Grabill also gained legal experience working with the Economic Stability Unit and Veterans Legal Assistance Program. He drafted petitions to help people expunge criminal charges from their records and carried out legal research and writing on issues related to Veterans Affairs benefits claims.
“I had the opportunity to observe attorneys working in different settings and on a range of legal issues,” Grabill said. “Whether it was observing a client intake meeting, divorce mediation, or eviction hearing in court, Legal Aid provided me with the opportunity to witness our justice system work firsthand.”
Through these experiences, and from what he’s pulled from his previous lessons at Wabash, Grabill has developed skills in written and oral communication, critical thinking and problem solving, and time management. Further, his overall knowledge of law practices, protocols and regulations has grown.
He’s also learned the importance of interpersonal skills — specifically having the ability to show and practice empathy — as an attorney.
“I saw a lot of client meetings where an attorney is there to help the client with whatever legal problem they have, and a lot of that help comes simply after listening,” Grabill said. “Legal Aid serves people who are below a certain income threshold, so oftentimes these clients don’t have the resources they need to get help. They feel stuck going through some of the toughest points of their lives, like bankruptcies or domestic violence orders.
“A lot of what it takes to be a good lawyer is done through client interactions and building connections,” the junior said. “I didn’t get to regularly talk with clients like the attorney. But in those moments when I did and asked a simple question like, ‘How’s your family doing,’ I saw that those remarks mattered. Those little moments can brighten someone’s day.”
Maraman, a former attorney and internship supervisor for Legal Aid, said he’s been impressed with Grabill since the beginning when he interviewed for the summer position. Not only did Grabill display the intelligence and commitment to a career in law, Maraman said, but he also showed an interest in helping people who are less fortunate.
“Not every 20-year-old college student is thinking about what they can do for those who are marginalized in our communities,” Maraman said. “That’s what stood out about Jackson in his interview, and through the time we spent together this summer. Not only is he a really, really smart kid and a sponge, but he has a good heart.”
Himsel echoed Maraman, and said the decision to pursue a career in law is a difficult, and it's one that “doesn't just involve intelligence, it also involves temperament.”
“Dealing with people who have difficult problems that they cannot resolve on their own, for which they need to seek counsel, that's hard work,” Himsel said. “Jackson has the abilities needed to do that hard work. He naturally thinks of law as a way to change the world and make society a better place.”
As part of the internship, Grabill also spent most of his summer networking with Been, who retired from Legal Aid 2015, and Maraman.
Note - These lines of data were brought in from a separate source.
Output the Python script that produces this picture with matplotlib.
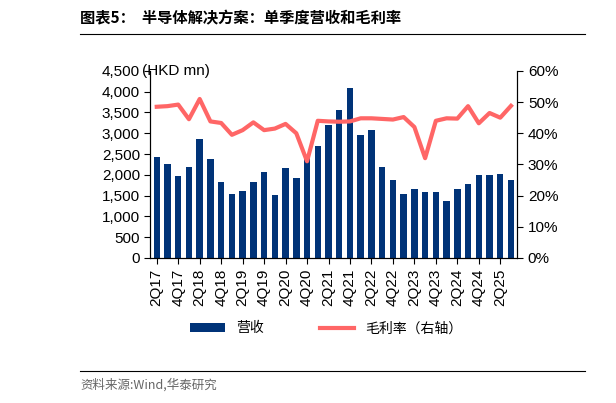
import matplotlib
matplotlib.use("Agg")
import matplotlib.pyplot as plt
from matplotlib.ticker import FuncFormatter, PercentFormatter
import numpy as np

plt.rcParams['font.family'] = ['Liberation Sans', 'Noto Sans CJK SC', 'DejaVu Sans']

quarters = []
for y in range(17, 26):
    for q in range(1, 5):
        quarters.append(f"{q}Q{y}")
quarters = quarters[1:35]
revenue = [2430, 2250, 1960, 2200, 2850, 2380, 1830, 1530, 1620, 1830, 2070, 1520,
           2170, 1920, 2450, 2700, 3200, 3550, 4100, 2950, 3080, 2200, 1880, 1540,
           1650, 1580, 1590, 1380, 1660, 1790, 1990, 2000, 2020, 1880]
margin = [48.5, 48.7, 49.2, 44.5, 51.0, 43.8, 43.3, 39.5, 41.0, 43.5, 41.0, 41.5,
          43.0, 40.0, 31.0, 44.0, 43.8, 43.7, 43.8, 44.8, 44.8, 44.6, 44.4, 45.2,
          42.0, 32.0, 44.0, 44.8, 44.7, 48.7, 43.2, 46.5, 45.0, 48.8]

fig = plt.figure(figsize=(6.16, 4.03), dpi=100)
ax = fig.add_axes([0.244, 0.36, 0.596, 0.464])
x = np.arange(len(quarters))
b = ax.bar(x, revenue, width=0.6, color='#003378', label='营收')
ax.set_ylim(0, 4500)
ax.set_yticks(range(0, 4501, 500))
ax.set_yticklabels([f"{v:,}" for v in range(0, 4501, 500)])
ax.set_xlim(-0.6, len(x) - 0.4)
ax.set_xticks(x[::2])
ax.set_xticklabels(quarters[::2], rotation=90)
ax2 = ax.twinx()
l, = ax2.plot(x, margin, color='#FF6666', lw=3, label='毛利率（右轴）')
ax2.set_ylim(0, 60)
ax2.set_yticks(range(0, 61, 10))
ax2.yaxis.set_major_formatter(PercentFormatter(decimals=0))
for a in (ax, ax2):
    a.spines['top'].set_visible(False)
    a.tick_params(labelsize=11, length=4)
ax.text(-1.4, 4500, "(HKD mn)", fontsize=11, va='center', ha='left')
fig.legend([b, l], ['营收', '毛利率（右轴）'], loc='center', bbox_to_anchor=(0.53, 0.185),
           ncol=2, frameon=False, fontsize=10, handlelength=2.5, columnspacing=4,
           prop={'family': ['Noto Sans CJK SC']})
fig.text(0.13, 0.955, "图表5：  半导体解决方案：单季度营收和毛利率", fontsize=11, weight='bold',
         family=['Noto Sans CJK SC'], va='center')
fig.add_artist(plt.Line2D([0.13, 0.95], [0.915, 0.915], color='black', lw=0.8))
fig.add_artist(plt.Line2D([0.13, 0.95], [0.08, 0.08], color='black', lw=0.8))
fig.text(0.13, 0.045, "资料来源:Wind,华泰研究", fontsize=9, color='#666666',
         family=['Noto Sans CJK SC'], va='center')
fig.savefig("out.png", dpi=100)
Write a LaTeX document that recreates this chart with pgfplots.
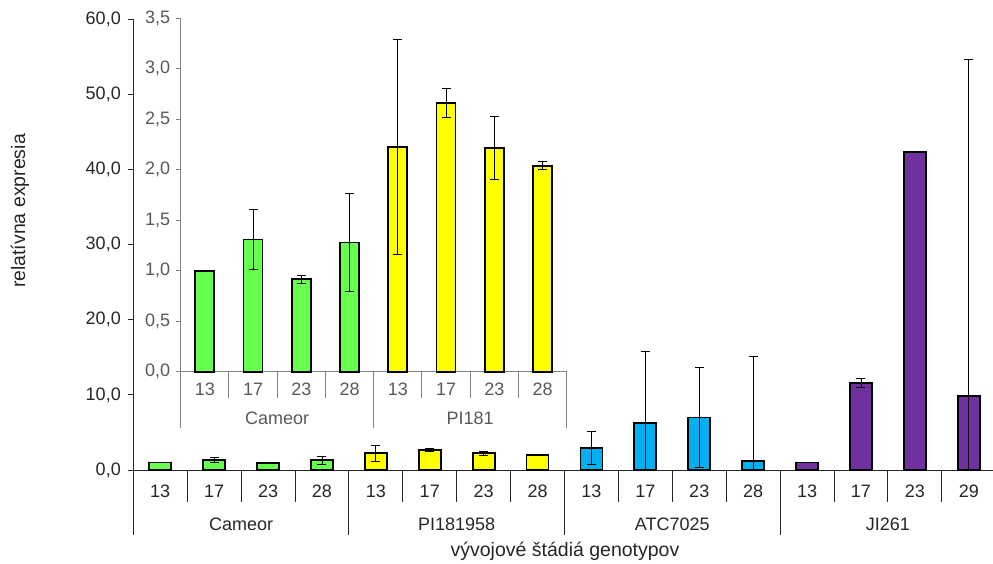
\documentclass[border=0pt]{standalone}
\usepackage{pgfplots}
\pgfplotsset{compat=1.18}
\usepackage{pgfplotstable}
\usepackage{fontspec}
\setmainfont{Liberation Sans}
\definecolor{cgreen}{HTML}{66FF4D}
\definecolor{cyellow}{HTML}{FFFF00}
\definecolor{cblue}{HTML}{00B0F0}
\definecolor{cpurple}{HTML}{7030A0}
\definecolor{txt}{HTML}{262626}
\definecolor{itxt}{HTML}{595959}
\definecolor{iax}{HTML}{808080}
\newcommand\fs{\fontsize{18}{21.6}\selectfont}
\newcommand\fl{\fontsize{19.5}{23}\selectfont}

% main chart data: x, value, error plus, error minus
\pgfplotstableread{
x y ep em
0 1.00 0 0
1 1.31 0.30 0.30
2 0.915 0.04 0.04
3 1.28 0.49 0.49
}\cameor
\pgfplotstableread{
x y ep em
4 2.225 1.065 1.065
5 2.665 0.145 0.145
6 2.215 0.31 0.31
7 2.04 0.04 0.04
}\pione
\pgfplotstableread{
x y ep em
8 2.95 2.2 2.2
9 6.28 9.5 6.28
10 6.98 6.67 6.67
11 1.22 13.9 1.22
}\atc
\pgfplotstableread{
x y ep em
12 1.0 0 0
13 11.6 0.57 0.57
14 42.3 0 0
15 9.8 44.8 9.8
}\ji
% inset data
\pgfplotstableread{
x y ep em
0 1.00 0 0
1 1.31 0.30 0.30
2 0.915 0.04 0.04
3 1.28 0.49 0.49
}\icameor
\pgfplotstableread{
x y ep em
4 2.225 1.065 1.065
5 2.665 0.145 0.145
6 2.215 0.31 0.31
7 2.04 0.04 0.04
}\ipione

\pgfplotsset{
  mybar/.style={ybar, bar width=#1, bar shift=0pt, draw=black, line width=1.8pt,
    error bars/y dir=both, error bars/y explicit,
    error bars/error bar style={line width=0.9pt, black},
    error bars/error mark options={rotate=90, line width=0.9pt, black, mark size=4.5pt}},
}

\begin{document}
\begin{tikzpicture}
\begin{axis}[
  at={(133.3pt,93pt)}, anchor=south west,
  scale only axis, width=862.4pt, height=450.7pt,
  xmin=-0.5, xmax=15.5, ymin=0, ymax=60,
  clip=false, enlargelimits=false,
  axis x line*=bottom, axis y line*=left,
  axis line style={line width=1pt, txt},
  xtick={0,...,15},
  xticklabels={13,17,23,28,13,17,23,28,13,17,23,28,13,17,23,29},
  x tick style={draw=none},
  xticklabel style={anchor=center, yshift=-16pt},
  ytick={0,10,...,60},
  yticklabels={{0,0},{10,0},{20,0},{30,0},{40,0},{50,0},{60,0}},
  tick align=outside, major tick length=5pt,
  y tick style={line width=1pt, txt},
  yticklabel style={xshift=-4pt},
  tick label style={font=\fs, text=txt},
]
\addplot[mybar=22pt, fill=cgreen] table[x=x, y=y, y error plus=ep, y error minus=em] {\cameor};
\addplot[mybar=22pt, fill=cyellow] table[x=x, y=y, y error plus=ep, y error minus=em] {\pione};
\addplot[mybar=22pt, fill=cblue] table[x=x, y=y, y error plus=ep, y error minus=em] {\atc};
\addplot[mybar=22pt, fill=cpurple] table[x=x, y=y, y error plus=ep, y error minus=em] {\ji};
\pgfplotsinvokeforeach{0.5,1.5,2.5,4.5,5.5,6.5,8.5,9.5,10.5,12.5,13.5,14.5}{
  \draw[line width=1pt, txt] (axis cs:#1,0) -- (axis cs:#1,-4.22);
}
\pgfplotsinvokeforeach{-0.5,3.5,7.5,11.5,15.5}{
  \draw[line width=1pt, txt] (axis cs:#1,0) -- (axis cs:#1,-8.65);
}
\node[font=\fs, text=txt] at (axis cs:1.5,-7.19) {Cameor};
\node[font=\fs, text=txt] at (axis cs:5.5,-7.19) {PI181958};
\node[font=\fs, text=txt] at (axis cs:9.5,-7.19) {ATC7025};
\node[font=\fs, text=txt] at (axis cs:13.5,-7.19) {JI261};
\end{axis}

\begin{axis}[
  at={(180.7pt,191.3pt)}, anchor=south west,
  scale only axis, width=386pt, height=353.4pt,
  xmin=-0.5, xmax=7.5, ymin=0, ymax=3.5,
  clip=false, enlargelimits=false,
  axis x line*=bottom, axis y line*=left,
  axis line style={line width=1pt, iax},
  xtick={0,...,7},
  xticklabels={13,17,23,28,13,17,23,28},
  x tick style={draw=none},
  xticklabel style={anchor=center, yshift=-13pt},
  ytick={0,0.5,...,3.5},
  yticklabels={{0,0},{0,5},{1,0},{1,5},{2,0},{2,5},{3,0},{3,5}},
  tick align=outside, major tick length=5pt,
  y tick style={line width=1pt, iax},
  yticklabel style={xshift=-2pt},
  tick label style={font=\fs, text=itxt},
]
\addplot[mybar=19pt, fill=cgreen] table[x=x, y=y, y error plus=ep, y error minus=em] {\icameor};
\addplot[mybar=19pt, fill=cyellow] table[x=x, y=y, y error plus=ep, y error minus=em] {\ipione};
\pgfplotsinvokeforeach{0.5,1.5,2.5,4.5,5.5,6.5}{
  \draw[line width=1pt, iax] (axis cs:#1,0) -- (axis cs:#1,-0.26);
}
\pgfplotsinvokeforeach{-0.5,3.5,7.5}{
  \draw[line width=1pt, iax] (axis cs:#1,0) -- (axis cs:#1,-0.555);
}
\node[font=\fs, text=itxt] at (axis cs:1.5,-0.46) {Cameor};
\node[font=\fs, text=itxt] at (axis cs:5.5,-0.46) {PI181};
\end{axis}

\node[font=\fl, text=txt, rotate=90] at (20pt,352pt) {relatívna expresia};
\node[font=\fl, text=txt] at (565pt,11.3pt) {vývojové štádiá genotypov};
\pgfresetboundingbox
\path[use as bounding box] (0pt,0pt) rectangle (993pt,563pt);
\end{tikzpicture}
\end{document}
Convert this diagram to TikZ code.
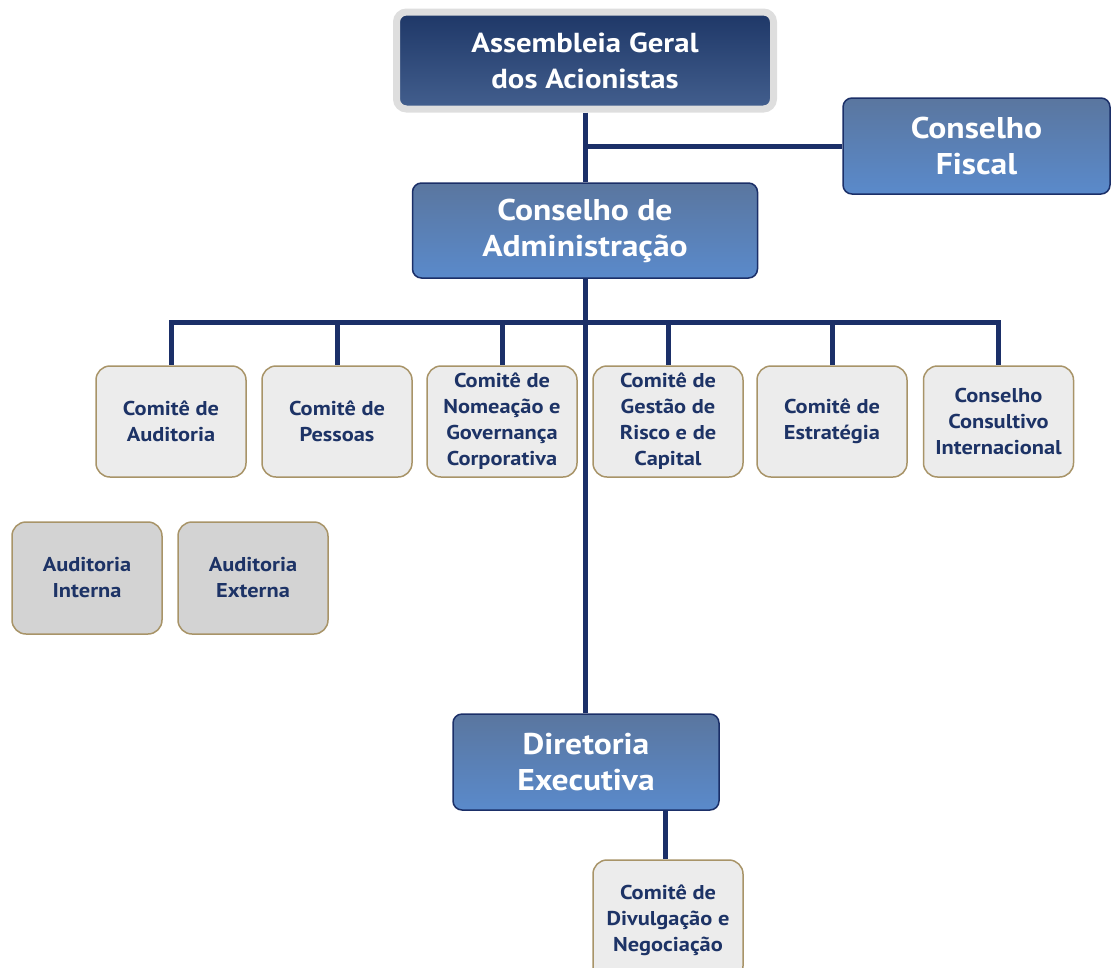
\documentclass[tikz,border=0pt]{standalone}
\usepackage{fontspec}
\setmainfont{PT Sans}[FakeStretch=1.12]
\definecolor{navy}{HTML}{1B2F68}
\definecolor{txtnavy}{HTML}{1D3366}
\definecolor{tan}{HTML}{A89468}
\definecolor{topA}{HTML}{1E3767}
\definecolor{botA}{HTML}{435F8E}
\definecolor{topB}{HTML}{5A769F}
\definecolor{botB}{HTML}{5A8ACB}
\definecolor{lightbox}{HTML}{ECECEC}
\definecolor{graybox}{HTML}{D3D3D3}
\begin{document}
\begin{tikzpicture}[x=1pt,y=-1pt,
  bigbox/.style={draw=navy, line width=1.5pt, rounded corners=9pt, top color=topB, bottom color=botB,
    text=white, font=\fontsize{30}{36}\selectfont\bfseries, align=center, inner sep=0pt},
  headbox/.style={draw=black!13, line width=7pt, rounded corners=10pt, top color=topA, bottom color=botA,
    text=white, font=\fontsize{27.5}{36}\selectfont\bfseries, align=center, inner sep=0pt},
  combox/.style={draw=tan, line width=1.5pt, rounded corners=14pt, fill=lightbox,
    text=txtnavy, font=\fontsize{20}{26}\selectfont\bfseries, align=center, inner sep=0pt,
    minimum width=150pt, minimum height=111pt},
  audbox/.style={combox, fill=graybox, minimum height=112pt},
  link/.style={draw=navy, line width=5pt}
]
\useasboundingbox (0,0) rectangle (1111,967);
\clip (0,0) rectangle (1111,967);

% nodes
\node[headbox, minimum width=377pt, minimum height=97pt] (ag) at (585,60.5) {Assembleia Geral\\dos Acionistas};
\node[bigbox, minimum width=267pt, minimum height=96pt] (cf) at (976.5,146) {Conselho\\Fiscal};
\node[bigbox, minimum width=345pt, minimum height=95pt] (ca) at (585,230.5) {Conselho de\\Administração};
\node[bigbox, minimum width=266pt, minimum height=96pt] (de) at (586,762) {Diretoria\\Executiva};

\node[combox] (c1) at (171,421.5) {Comitê de\\Auditoria};
\node[combox] (c2) at (337,421.5) {Comitê de\\Pessoas};
\node[combox] (c3) at (502,421.5) {Comitê de\\Nomeação e\\Governança\\Corporativa};
\node[combox] (c4) at (668,421.5) {Comitê de\\Gestão de\\Risco e de\\Capital};
\node[combox] (c5) at (832,421.5) {Comitê de\\Estratégia};
\node[combox] (c6) at (998.5,421.5) {Conselho\\Consultivo\\Internacional};

\node[audbox] (ai) at (87,578) {Auditoria\\Interna};
\node[audbox] (ae) at (253,578) {Auditoria\\Externa};

\node[combox, minimum height=120pt] (cd) at (668,920) {Comitê de\\Divulgação e\\Negociação};

% connectors
\coordinate (bar) at (585,322);
\draw[link] (ag.south) -- (ca.north);
\draw[link] (ca.south) -- (ca.south |- de.north);
\draw[link] (ag.south |- cf.west) -- (cf.west);
\draw[link, line cap=rect] (c1.north |- bar) -- (c6.north |- bar);
\foreach \c in {c1,c2,c3,c4,c5,c6} \draw[link] (\c.north |- bar) -- (\c.north);
\coordinate (dj) at (665,810);
\draw[link] (dj) -- (dj |- cd.north);
\end{tikzpicture}
\end{document}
Been generously hosted Grabill in his home, and Maraman acted as a mentor for the Wabash student during his internship. The two alumni also connected Grabill with other Louisville-area attorneys and judges.
“I am extremely grateful for their help, support, and friendship this summer,” Grabill said. “This experience would not have been possible without them.”
Grabill plans to attend law school after graduating from Wabash, and is most interested in pursuing a career focused in appellate or civil rights law.